Fly Selection (11 of 12)
Before thinking about that, why not think about DRP, depth/retrieve/pattern? Think about it. Are you using your fly at the right depth? Are you retrieving it at the right pace? Then think about changing the pattern. If you're doing the fly at the right depth, retrieving it at the right pace, then change the fly. Remember, most of the water fly- fishers don't let their flies sink long enough and don't retrieve them slow enough.

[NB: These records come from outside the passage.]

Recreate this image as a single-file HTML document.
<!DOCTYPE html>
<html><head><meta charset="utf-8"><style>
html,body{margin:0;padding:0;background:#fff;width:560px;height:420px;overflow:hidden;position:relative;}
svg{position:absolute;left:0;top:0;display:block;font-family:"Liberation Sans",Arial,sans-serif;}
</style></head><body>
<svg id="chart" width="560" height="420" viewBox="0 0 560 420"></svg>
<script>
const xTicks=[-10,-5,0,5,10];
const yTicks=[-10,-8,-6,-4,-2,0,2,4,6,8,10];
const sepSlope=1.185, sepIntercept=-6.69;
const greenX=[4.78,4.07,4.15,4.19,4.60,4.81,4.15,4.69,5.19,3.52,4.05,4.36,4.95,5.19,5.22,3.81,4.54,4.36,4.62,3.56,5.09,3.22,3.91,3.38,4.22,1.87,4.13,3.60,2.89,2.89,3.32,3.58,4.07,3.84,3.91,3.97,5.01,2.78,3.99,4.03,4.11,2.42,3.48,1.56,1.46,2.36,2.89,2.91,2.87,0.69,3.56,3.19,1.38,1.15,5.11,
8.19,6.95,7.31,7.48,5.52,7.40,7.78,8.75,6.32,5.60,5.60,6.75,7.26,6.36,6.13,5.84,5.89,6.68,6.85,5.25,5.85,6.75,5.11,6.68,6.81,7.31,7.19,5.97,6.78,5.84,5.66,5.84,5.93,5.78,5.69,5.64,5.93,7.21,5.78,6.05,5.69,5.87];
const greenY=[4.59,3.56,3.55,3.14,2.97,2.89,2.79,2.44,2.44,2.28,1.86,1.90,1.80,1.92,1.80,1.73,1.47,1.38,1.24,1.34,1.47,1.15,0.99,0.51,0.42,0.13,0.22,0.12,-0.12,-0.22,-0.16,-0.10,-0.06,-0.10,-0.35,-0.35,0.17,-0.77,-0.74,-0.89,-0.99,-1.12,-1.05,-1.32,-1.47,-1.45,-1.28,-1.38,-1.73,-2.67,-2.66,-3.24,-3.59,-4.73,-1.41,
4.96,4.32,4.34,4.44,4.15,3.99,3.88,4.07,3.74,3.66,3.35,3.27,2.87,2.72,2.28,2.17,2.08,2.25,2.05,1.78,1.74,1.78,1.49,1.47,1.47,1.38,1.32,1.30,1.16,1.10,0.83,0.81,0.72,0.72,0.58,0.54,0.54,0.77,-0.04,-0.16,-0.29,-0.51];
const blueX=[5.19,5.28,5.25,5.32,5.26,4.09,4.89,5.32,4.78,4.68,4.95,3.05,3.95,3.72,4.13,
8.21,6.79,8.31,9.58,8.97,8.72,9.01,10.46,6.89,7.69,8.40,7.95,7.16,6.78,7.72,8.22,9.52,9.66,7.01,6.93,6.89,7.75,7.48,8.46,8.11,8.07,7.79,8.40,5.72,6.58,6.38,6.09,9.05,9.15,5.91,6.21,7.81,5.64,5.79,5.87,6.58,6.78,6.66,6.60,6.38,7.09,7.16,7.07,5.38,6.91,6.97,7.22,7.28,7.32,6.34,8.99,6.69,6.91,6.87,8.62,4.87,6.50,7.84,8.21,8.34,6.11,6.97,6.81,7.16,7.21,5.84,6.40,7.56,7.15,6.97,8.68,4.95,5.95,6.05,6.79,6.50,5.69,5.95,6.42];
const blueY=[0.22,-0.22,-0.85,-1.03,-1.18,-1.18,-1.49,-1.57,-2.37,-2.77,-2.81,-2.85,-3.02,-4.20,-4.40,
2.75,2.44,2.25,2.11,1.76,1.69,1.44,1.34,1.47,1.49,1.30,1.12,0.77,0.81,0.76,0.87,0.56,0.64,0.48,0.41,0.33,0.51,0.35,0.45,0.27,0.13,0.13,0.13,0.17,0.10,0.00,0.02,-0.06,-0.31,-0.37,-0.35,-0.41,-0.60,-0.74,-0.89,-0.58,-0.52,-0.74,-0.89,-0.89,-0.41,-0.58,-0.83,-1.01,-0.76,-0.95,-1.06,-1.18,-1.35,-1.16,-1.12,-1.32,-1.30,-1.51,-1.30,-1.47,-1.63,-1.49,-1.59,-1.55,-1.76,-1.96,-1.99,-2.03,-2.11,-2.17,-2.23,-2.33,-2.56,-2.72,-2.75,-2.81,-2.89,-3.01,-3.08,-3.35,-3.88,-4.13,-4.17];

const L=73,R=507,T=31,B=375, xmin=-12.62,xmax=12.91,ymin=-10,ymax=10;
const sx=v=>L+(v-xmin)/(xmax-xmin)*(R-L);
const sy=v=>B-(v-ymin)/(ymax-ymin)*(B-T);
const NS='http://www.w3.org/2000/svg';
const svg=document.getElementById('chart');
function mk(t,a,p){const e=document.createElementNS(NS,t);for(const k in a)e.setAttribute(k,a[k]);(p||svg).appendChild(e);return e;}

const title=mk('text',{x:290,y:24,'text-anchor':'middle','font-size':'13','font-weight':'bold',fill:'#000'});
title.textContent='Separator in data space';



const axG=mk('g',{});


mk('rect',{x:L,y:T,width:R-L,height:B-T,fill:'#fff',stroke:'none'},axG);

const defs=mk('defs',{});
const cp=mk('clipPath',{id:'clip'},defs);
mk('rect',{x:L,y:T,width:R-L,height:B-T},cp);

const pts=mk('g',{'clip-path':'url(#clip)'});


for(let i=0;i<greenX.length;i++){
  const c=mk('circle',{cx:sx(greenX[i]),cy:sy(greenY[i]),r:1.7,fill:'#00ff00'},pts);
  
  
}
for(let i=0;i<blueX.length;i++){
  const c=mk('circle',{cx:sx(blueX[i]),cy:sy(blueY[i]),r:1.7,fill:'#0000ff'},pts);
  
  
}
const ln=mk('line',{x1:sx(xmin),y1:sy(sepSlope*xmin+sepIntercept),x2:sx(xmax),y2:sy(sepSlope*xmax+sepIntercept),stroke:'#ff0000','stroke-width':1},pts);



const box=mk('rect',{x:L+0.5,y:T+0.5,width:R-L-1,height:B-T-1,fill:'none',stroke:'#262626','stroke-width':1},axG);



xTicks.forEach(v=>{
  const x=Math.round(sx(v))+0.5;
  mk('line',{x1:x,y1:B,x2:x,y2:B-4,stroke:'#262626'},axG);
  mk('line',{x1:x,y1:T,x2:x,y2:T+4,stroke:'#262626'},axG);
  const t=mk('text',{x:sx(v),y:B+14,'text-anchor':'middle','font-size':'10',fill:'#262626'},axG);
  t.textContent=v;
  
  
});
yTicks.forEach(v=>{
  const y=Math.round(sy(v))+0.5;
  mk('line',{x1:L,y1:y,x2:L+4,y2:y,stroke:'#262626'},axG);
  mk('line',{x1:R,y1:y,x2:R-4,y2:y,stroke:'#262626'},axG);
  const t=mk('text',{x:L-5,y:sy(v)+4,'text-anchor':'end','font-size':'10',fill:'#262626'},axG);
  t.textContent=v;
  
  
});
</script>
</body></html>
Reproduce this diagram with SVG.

When it comes to choosing flies for still waters, you've got three basic categories: suggested flies that might represent the number of different food sources, having different features common to all. Realistic flies that are good in really selective conditions, clear waters. These are flies that look very close to the actual food source. Then attractive flies, when fish aren't perhaps in a feeding frame of mind, but they'll chase something. They're naturally aggressive predators and we use bright, garish, wobbly, mobile flies to take advantage of that trait.
Many popular river and stream patterns also work on lakes. A San Juan Worm or brassie suggest [inaudible 01:32] larva. Prince Nymphs make a Mayfly nymph for back swimmer imitation. Hare's Ear nymphs make both good scud and Mayfly imitations. The Pheasant tail nymph can suggests Chironomids pupa, Damsel nymphs, Mayfly nymphs, along with small bait fish. A stone fly nymph such as the Montana stone can pass for a dragonfly nymph. Wooly buggers suggest leaches, dragon and damsel nymphs as well as Forage fish. Marabou muddlers and Zonkers can also be used to imitate Forage fish.
Here we go. Fish on. Nice fat little rainbow, and the rewards speak for themselves. A nice plump, plump rainbow; and then off he goes. So there you go, it's that simple. Find the right location. Be observant. See what food sources are available. Match that food source with your fly and your presentation choice, and you catch fish in lakes. It can be that simple.